Central Saanich Mayor Ryan Windsor versus the community he is supposed to represent. That pretty much sums up comments Windsor made at a meeting of Island municipalities in Nanaimo on April 13, according to an article in the Nanaimo Bulletin. From that article, in speaking to a resolution tabled at the meeting, Windsor expressed frustration that district taxpayers were allowed to have a say in how their property taxes are spent. Specifically, the resolution he supported would eliminate the rights of residents to vote on major capital projects.
The example he referenced in his speech was his ill-conceived municipal complex project that he is now actively marketing.
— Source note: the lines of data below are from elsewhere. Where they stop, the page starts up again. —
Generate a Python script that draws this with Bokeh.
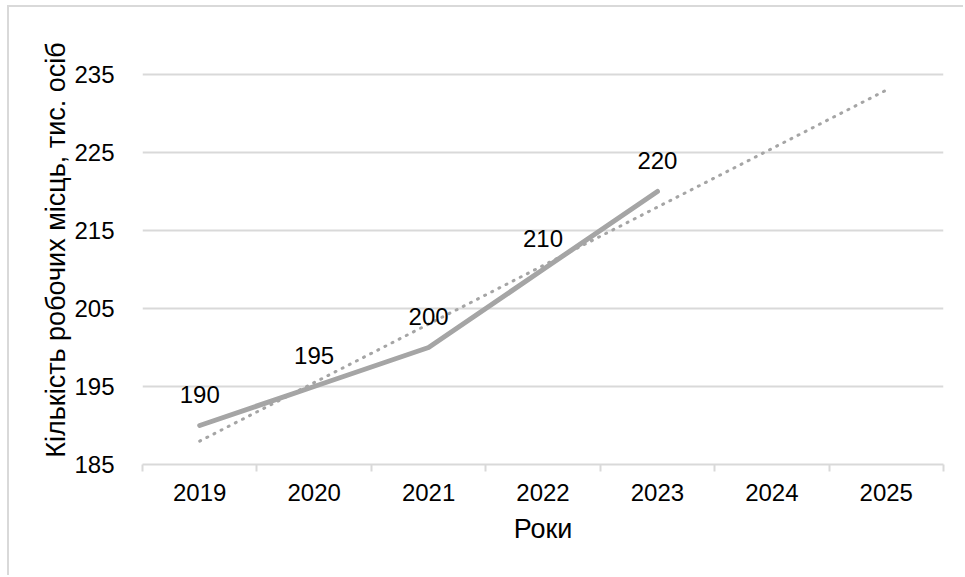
from bokeh.plotting import figure
from bokeh.models import ColumnDataSource, FixedTicker, LabelSet, Range1d
from bokeh.core.properties import value
from bokeh.embed import file_html
from bokeh.resources import INLINE

years = ["2019", "2020", "2021", "2022", "2023", "2024", "2025"]
jobs = [190, 195, 200, 210, 220]
trend = [188, 195.5, 203, 210.5, 218, 225.5, 233]
y_ticks = [185, 195, 205, 215, 225, 235]
x_title = "Роки"
y_title = "Кількість робочих місць, тис. осіб"

FONT = "Liberation Sans"
GRID = "#d9d9d9"
LINE = "#a5a5a5"

centers = [i + 0.5 for i in range(len(years))]
bounds = list(range(len(years) + 1))

p = figure(width=956, height=570, output_backend="svg", toolbar_location=None,
           x_range=Range1d(0, len(years)), y_range=Range1d(185, 240),
           min_border_left=133, min_border_right=22, min_border_top=28, min_border_bottom=113)
p.styles = {"border-left": "2px solid #d9d9d9", "border-top": "2px solid #d9d9d9",
            "margin-left": "7px", "margin-top": "5px"}
p.outline_line_color = None
p.background_fill_color = "white"

# axes
xa = p.xaxis[0]
xa.ticker = FixedTicker(ticks=centers, minor_ticks=bounds)
xa.major_label_overrides = {c: y for c, y in zip(centers, years)}
xa.major_tick_out = 0
xa.major_tick_in = 0
xa.minor_tick_out = 7
xa.minor_tick_in = 0
xa.minor_tick_line_color = GRID
xa.minor_tick_line_width = 2
xa.axis_line_color = GRID
xa.axis_line_width = 2
xa.major_label_text_font = FONT
xa.major_label_text_font_size = "24px"
xa.major_label_text_color = "black"
xa.major_label_standoff = 12
xa.axis_label = x_title
xa.axis_label_text_font = FONT
xa.axis_label_text_font_size = "27px"
xa.axis_label_text_font_style = "normal"
xa.axis_label_text_color = "black"
xa.axis_label_standoff = 10

ya = p.yaxis[0]
ya.ticker = FixedTicker(ticks=y_ticks)
ya.axis_line_color = None
ya.major_tick_line_color = None
ya.minor_tick_line_color = None
ya.major_label_text_font = FONT
ya.major_label_text_font_size = "24px"
ya.major_label_text_color = "black"
ya.major_label_standoff = 22
ya.axis_label = y_title
ya.axis_label_text_font = FONT
ya.axis_label_text_font_size = "27px"
ya.axis_label_text_font_style = "normal"
ya.axis_label_text_color = "black"
ya.axis_label_standoff = 0

p.xgrid.grid_line_color = None
p.ygrid.grid_line_color = GRID
p.ygrid.grid_line_width = 2
p.ygrid.ticker = FixedTicker(ticks=y_ticks[1:])

# trend line
p.line(x=centers, y=trend, line_color=LINE, line_width=3, line_dash="1 7", line_cap="round")

# data line
src = ColumnDataSource(dict(x=centers[:len(jobs)], y=jobs, lab=[str(v) for v in jobs]))
p.line(x="x", y="y", source=src, line_color=LINE, line_width=5, line_cap="round", line_join="round")

labels = LabelSet(x="x", y="y", text="lab", source=src, text_align="center", text_baseline="middle",
                  y_offset=31, text_font=value(FONT), text_font_size=value("24px"), text_color="black")
p.add_layout(labels)

open("out.html", "w").write(file_html(p, INLINE))
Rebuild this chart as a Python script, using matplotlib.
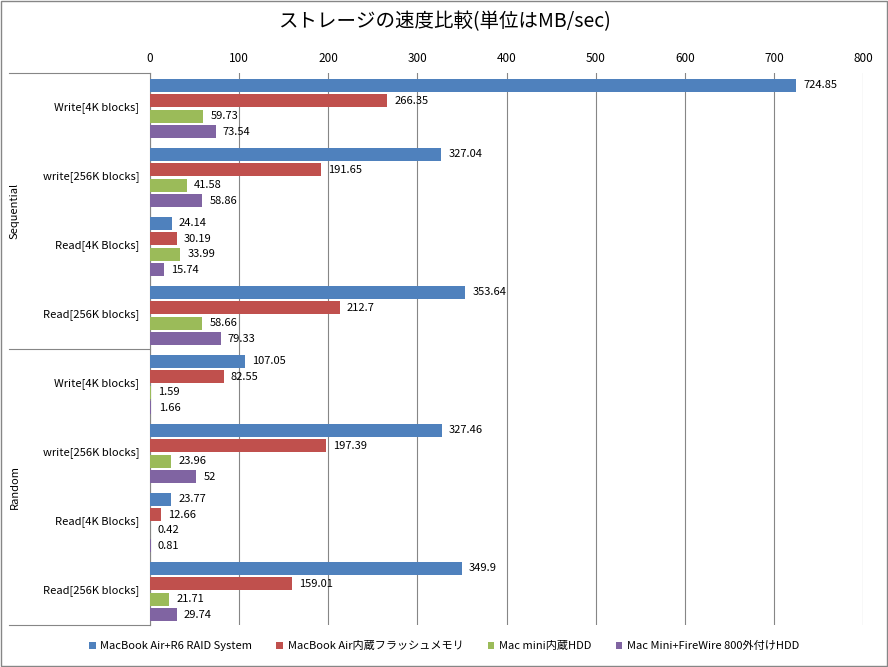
import matplotlib
matplotlib.use("Agg")
import matplotlib.pyplot as plt
import numpy as np

plt.rcParams['font.family'] = ['Noto Sans CJK JP', 'DejaVu Sans']

groups = ["Sequential", "Random"]
categories = ["Write[4K blocks]", "write[256K blocks]", "Read[4K Blocks]", "Read[256K blocks]"]
series_names = ["MacBook Air+R6 RAID System", "MacBook Air内蔵フラッシュメモリ",
                "Mac mini内蔵HDD", "Mac Mini+FireWire 800外付けHDD"]
colors = ["#4F81BD", "#C0504D", "#9BBB59", "#8064A2"]
values = [
    [724.85, 327.04, 24.14, 353.64, 107.05, 327.46, 23.77, 349.9],
    [266.35, 191.65, 30.19, 212.7, 82.55, 197.39, 12.66, 159.01],
    [59.73, 41.58, 33.99, 58.66, 1.59, 23.96, 0.42, 21.71],
    [73.54, 58.86, 15.74, 79.33, 1.66, 52, 0.81, 29.74],
]

W, H = 888, 667
fig = plt.figure(figsize=(W / 100, H / 100), dpi=100)
ax = fig.add_axes([150 / W, 1 - 625 / H, (863 - 150) / W, (625 - 73) / H])

ncat = len(groups) * len(categories)
bar_h = 13 / 69
step = 15.5 / 69
for s, (name, col, vals) in enumerate(zip(series_names, colors, values)):
    ys = np.arange(ncat) + 0.08 + s * step + bar_h / 2
    ax.barh(ys, vals, height=bar_h, color=col, label=name, zorder=3)
    for y, v in zip(ys, vals):
        ax.text(v + 8, y, f"{v:g}", va="center", ha="left", fontsize=8, zorder=4)

ax.set_ylim(ncat, 0)
ax.set_xlim(0, 800)
ax.set_xticks(range(0, 801, 100))
ax.xaxis.tick_top()
ax.tick_params(axis="x", length=0, labelsize=8.5, pad=6)
ax.set_yticks([])
ax.grid(axis="x", color="#868686", linewidth=0.8, zorder=0)
for sp in ["right", "bottom", "top"]:
    ax.spines[sp].set_visible(False)
ax.spines["left"].set_color("#868686")

# category and group labels
labels = categories * len(groups)
for i, lab in enumerate(labels):
    ax.text(-12, i + 0.5, lab, ha="right", va="center", fontsize=8)
for g, name in enumerate(groups):
    ax.text(-152, g * 4 + 2, name, ha="center", va="center", rotation=90, fontsize=8)
for yb in [0, 4, 8]:
    ax.plot([-158, 0], [yb, yb], color="#868686", linewidth=0.8, clip_on=False)

fig.text(0.5, 1 - 22 / H, "ストレージの速度比較(単位はMB/sec)", ha="center", va="center", fontsize=14)

fig.legend(loc="center", bbox_to_anchor=(0.5, 1 - 646 / H), ncol=4, frameon=False,
           fontsize=8, handlelength=0.6, handleheight=0.6, columnspacing=2.2, handletextpad=0.4)

fig.patches.append(plt.Rectangle((0.001, 0.001), 0.998, 0.998, transform=fig.transFigure,
                                 fill=False, edgecolor="#868686", linewidth=1))
fig.savefig("out.png", dpi=100)
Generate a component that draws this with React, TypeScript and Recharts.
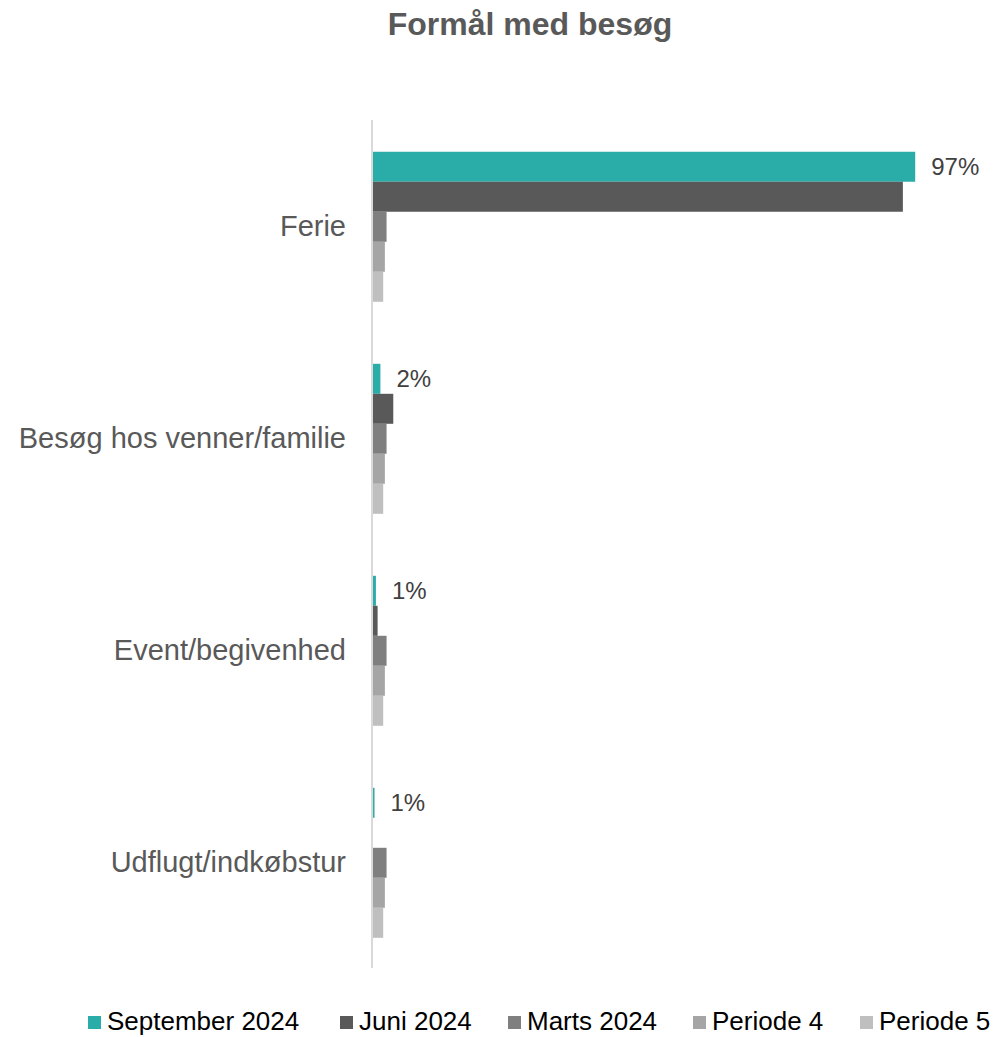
import React from "react";
import { BarChart, Bar, XAxis, YAxis, LabelList } from "recharts";

const categories = ["Ferie", "Besøg hos venner/familie", "Event/begivenhed", "Udflugt/indkøbstur"];
const september2024 = [97, 1.5, 0.7, 0.45];
const juni2024 = [94.8, 3.8, 1.0, 0];
const marts2024 = [2.6, 2.6, 2.6, 2.6];
const periode4 = [2.3, 2.3, 2.3, 2.3];
const periode5 = [2.0, 2.0, 2.0, 2.0];
const septemberLabels = ["97%", "2%", "1%", "1%"];

const seriesNames = ["September 2024", "Juni 2024", "Marts 2024", "Periode 4", "Periode 5"];
const seriesKeys = ["sep", "jun", "mar", "p4", "p5"];
const seriesColors = ["#2AACA8", "#595959", "#7F7F7F", "#A5A5A5", "#BFBFBF"];
const legendLeft = [88, 340, 508, 693, 860];

const data = categories.map((c, i) => ({
  name: c,
  sep: september2024[i],
  jun: juni2024[i],
  mar: marts2024[i],
  p4: periode4[i],
  p5: periode5[i],
  sepLabel: septemberLabels[i],
}));

const FONT = "'Liberation Sans', Arial, sans-serif";

export default function App() {
  return (
    <div style={{ position: "absolute", left: 0, top: 0, width: 995, height: 1037, fontFamily: FONT, background: "#fff", overflow: "hidden" }}>
      <div
        style={{
          position: "absolute",
          left: 530,
          top: 8,
          transform: "translateX(-50%)",
          fontSize: 32,
          lineHeight: "32px",
          fontWeight: "bold",
          color: "#595959",
          whiteSpace: "nowrap",
        }}
      >
        Formål med besøg
      </div>
      <BarChart
        width={995}
        height={1037}
        data={data}
        layout="vertical"
        margin={{ top: 120, right: 63, bottom: 69, left: 0 }}
        barCategoryGap="15%"
        barGap={0}
      >
        <XAxis type="number" domain={[0, 100]} hide />
        <YAxis
          type="category"
          dataKey="name"
          width={372}
          axisLine={{ stroke: "#D9D9D9", strokeWidth: 2 }}
          tickLine={false}
          tickSize={0}
          tickMargin={26}
          tick={{ fill: "#595959", fontSize: 29, fontFamily: FONT }}
          interval={0}
        />
        {seriesKeys.map((k, i) => (
          <Bar key={k} dataKey={k} name={seriesNames[i]} fill={seriesColors[i]} isAnimationActive={false}>
            {k === "sep" ? (
              <LabelList
                dataKey="sepLabel"
                position="right"
                offset={16}
                fill="#404040"
                fontSize={24}
                fontFamily={FONT}
              />
            ) : null}
          </Bar>
        ))}
      </BarChart>
      {seriesNames.map((n, i) => (
        <div
          key={n}
          style={{
            position: "absolute",
            left: legendLeft[i],
            top: 1008,
            display: "flex",
            alignItems: "center",
            fontSize: 26,
            lineHeight: "26px",
            color: "#000",
            whiteSpace: "nowrap",
          }}
        >
          <span
            style={{
              display: "inline-block",
              width: 13,
              height: 13,
              background: seriesColors[i],
              marginRight: 6,
              marginTop: 3,
            }}
          />
          <span>{n}</span>
        </div>
      ))}
    </div>
  );
}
A project, from its inception, based on secret meetings, a secret report he still refuses to release to the public, a shocking expropriation of land that was to have been used for seniors housing, and a project that was secretly approved by council with no knowledge or input from the community.
The scale of taxpayers’ money at risk is massive. The capital cost of the project at the moment is estimated to be $55M. Over and above that, the district’s draft budget includes huge increases in the size of the district’s finance and administration bureaucracy needed to support the project. The budget also includes funding for a new full-time facilities manager position that the project needs. Conceivably, the project could approach $70M or $80M when inflation, tariffs, salaries and, oh yes, a multi-million-dollar lawsuit incurred by the project, are included.
Windsor’s disdain towards Central Saanich taxpayers is hard to understand. When faced with a major capital project that will affect everyone in the district for generations, most people would agree that elector assent would be the right thing to do. It appears the mayor thinks otherwise, and believes momentous decisions such as these should be left in the hands of just seven people on council, with no interference from those who elected them.